Seriously I’m not trying to demonize the wealthy. There’s way too much of that going around as it is without me adding to it. Whatever Bill Gates has made in his life, he didn’t take it from me. If he stuck a fork in a toaster when he was a kid and got killed, his money wouldn’t be flying around in the air waiting for the rest of us to grab it like we’re in a glass booth on a 70s game show. He created wealth. More power to him. If I was better at cornering the market on operating systems instead of bar trivia, I might be him. But I’m not. And I’ve got little to no chance to give Bill Gates smallpox and move into his place.
Which brings us to another, even less surprising thing you learn. That rich people are happy.

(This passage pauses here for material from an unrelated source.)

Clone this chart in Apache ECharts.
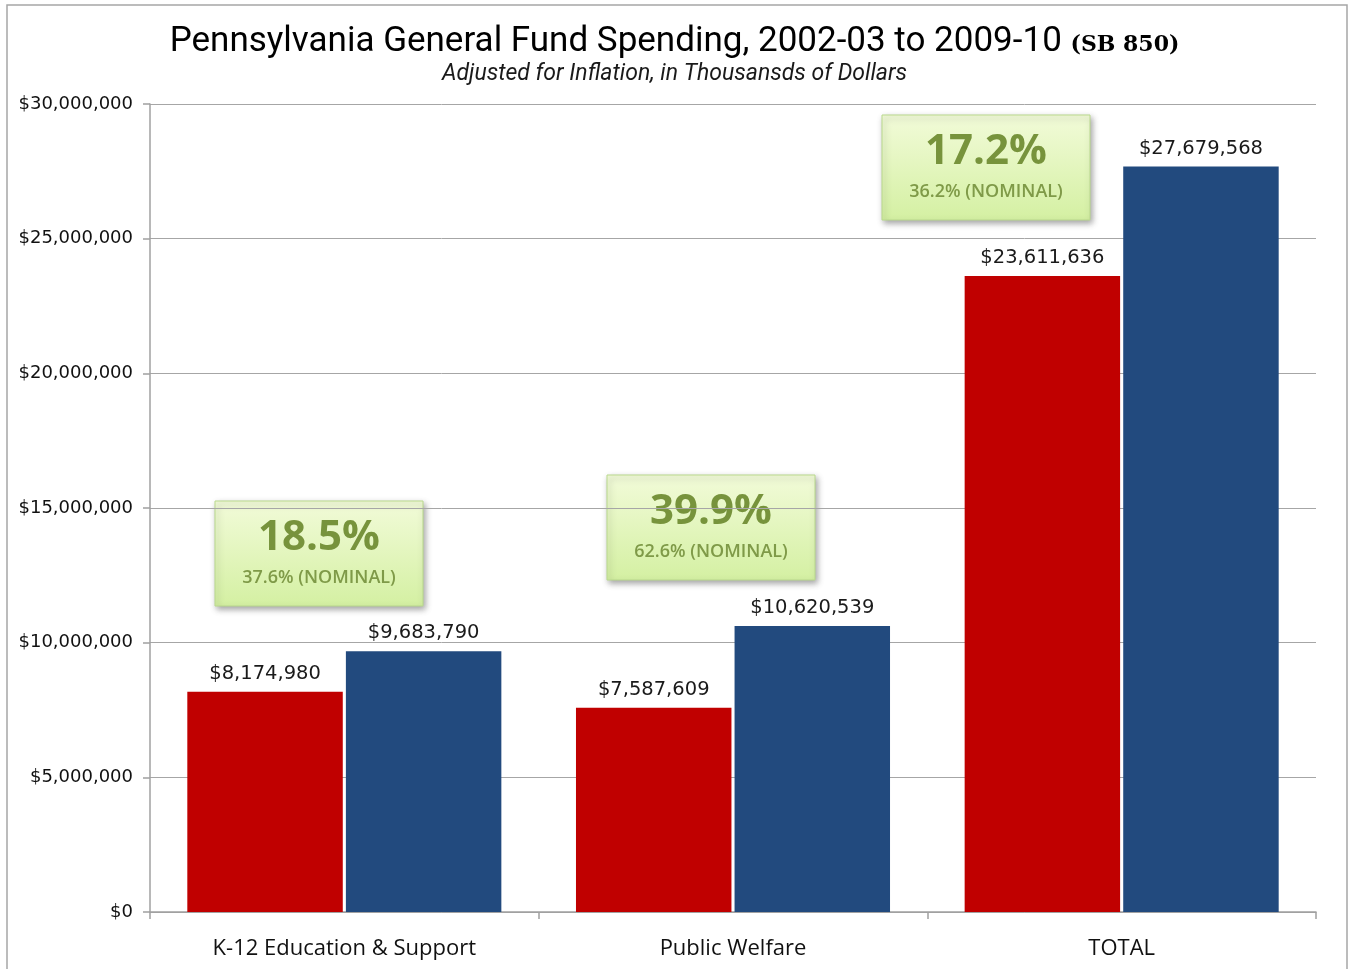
<!DOCTYPE html>
<html>
<head>
<meta charset="utf-8">
<script src="https://cdn.jsdelivr.net/npm/echarts@6/dist/echarts.min.js"></script>
<style>
html,body{margin:0;padding:0;background:#fff;}
#chart{width:1349px;height:969px;}
</style>
</head>
<body>
<div id="chart"></div>
<script>
const categories = ['K-12 Education & Support', 'Public Welfare', 'TOTAL'];
const spending2002 = [8174980, 7587609, 23611636];
const spending2009 = [9683790, 10620539, 27679568];
const realChange = ['18.5%', '39.9%', '17.2%'];
const nominalChange = ['37.6% (NOMINAL)', '62.6% (NOMINAL)', '36.2% (NOMINAL)'];
const yTicks = [0, 5000000, 10000000, 15000000, 20000000, 25000000, 30000000];

function money(v) {
  return '$' + Math.round(v).toString().replace(/\B(?=(\d{3})+(?!\d))/g, ',');
}

const chart = echarts.init(document.getElementById('chart'));

const boxPos = [
  {x: 215, y: 501},
  {x: 607, y: 475},
  {x: 882, y: 115}
];
const boxW = 208, boxH = 105;

const graphics = [
  {
    type: 'rect', x: 7, y: 5, z: -1,
    shape: {width: 1340, height: 990},
    style: {fill: 'none', stroke: '#a6a6a6', lineWidth: 1.5}
  }
];
boxPos.forEach((p, i) => {
  graphics.push({
    type: 'group', x: p.x, y: p.y, z: 100,
    children: [
      {
        type: 'rect',
        shape: {x: 0, y: 0, width: boxW, height: boxH},
        style: {
          fill: new echarts.graphic.LinearGradient(0, 0, 0, 1, [
            {offset: 0, color: '#f2fbd9'},
            {offset: 1, color: '#d4f0a2'}
          ]),
          stroke: '#b9d98c', lineWidth: 1,
          shadowBlur: 6, shadowOffsetX: 2, shadowOffsetY: 3,
          shadowColor: 'rgba(0,0,0,0.35)'
        }
      },
      {
        type: 'text', x: boxW / 2, y: 37,
        style: {
          text: realChange[i], x: 0, y: 0, align: 'center', verticalAlign: 'middle',
          font: 'bold 42px "Open Sans", "DejaVu Sans", sans-serif',
          fill: '#77933c'
        }
      },
      {
        type: 'text', x: boxW / 2, y: 77,
        style: {
          text: nominalChange[i], x: 0, y: 0, align: 'center', verticalAlign: 'middle',
          font: '600 18px "Open Sans", "DejaVu Sans", sans-serif',
          fill: '#7f9a48'
        }
      }
    ]
  });
});

const labelStyle = {
  show: true, position: 'top', distance: 8,
  formatter: p => money(p.value),
  fontFamily: '"DejaVu Sans", sans-serif', fontSize: 19.5, color: '#1a1a1a'
};

chart.setOption({
  animation: false,
  backgroundColor: '#fff',
  title: {
    left: 'center', top: 20,
    text: '{a|Pennsylvania General Fund Spending, 2002-03 to 2009-10 }{b|(SB 850)}',
    textStyle: {
      rich: {
        a: {fontFamily: 'Roboto, sans-serif', fontSize: 35, color: '#000', fontWeight: 'normal'},
        b: {fontFamily: '"DejaVu Serif", serif', fontSize: 22, color: '#000', fontWeight: 'bold', padding: [6, 0, 0, 0]}
      }
    },
    subtext: 'Adjusted for Inflation, in Thousansds of Dollars',
    subtextStyle: {fontFamily: 'Roboto, sans-serif', fontSize: 23, fontStyle: 'italic', color: '#1a1a1a'},
    itemGap: 3
  },
  grid: {left: 150, right: 33, top: 104, bottom: 57},
  xAxis: {
    type: 'category', data: categories,
    axisLine: {lineStyle: {color: '#a0a0a0', width: 1.5}},
    axisTick: {show: true, length: 7, lineStyle: {color: '#a0a0a0', width: 1.5}},
    axisLabel: {fontFamily: '"Open Sans", sans-serif', fontSize: 22, color: '#111', margin: 26}
  },
  yAxis: {
    type: 'value', min: 0, max: 30000000, interval: 5000000,
    axisLine: {show: true, lineStyle: {color: '#a0a0a0', width: 1.5}},
    axisTick: {show: true, length: 7, lineStyle: {color: '#a0a0a0', width: 1.5}},
    splitLine: {lineStyle: {color: '#a6a6a6', width: 1}},
    axisLabel: {
      formatter: v => yTicks.indexOf(v) >= 0 ? money(v) : '',
      fontFamily: '"DejaVu Sans", sans-serif', fontSize: 18, color: '#111', margin: 17
    }
  },
  graphic: graphics,
  series: [
    {
      name: '2002-03', type: 'bar', data: spending2002,
      barWidth: '40%', barGap: '2%',
      itemStyle: {color: '#c00000'}, label: labelStyle
    },
    {
      name: '2009-10', type: 'bar', data: spending2009,
      barWidth: '40%',
      itemStyle: {color: '#224a7e'}, label: labelStyle
    }
  ]
});
</script>
</body>
</html>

Much happier than you and me. To a person they walk around with a perpetual Ben Affleck “Boiler Room” grin. Ear to ear baby. For centuries, the non-rich have been convincing themselves that the for real rich are miserable, empty hearted wretches, wishing they could be loved for only for who they are on the inside instead of for what they possess. Maybe that’s true some of the time, but ask John Henry how he feels next time he’s eating edible gold leave off his hot young wife’s chest in between his two World Series trophies. My guess is he’ll tell you he’d rather be doing that then getting a memo saying his health insurance is going up and skulking around a country club hoping no one asks him what he does for a living.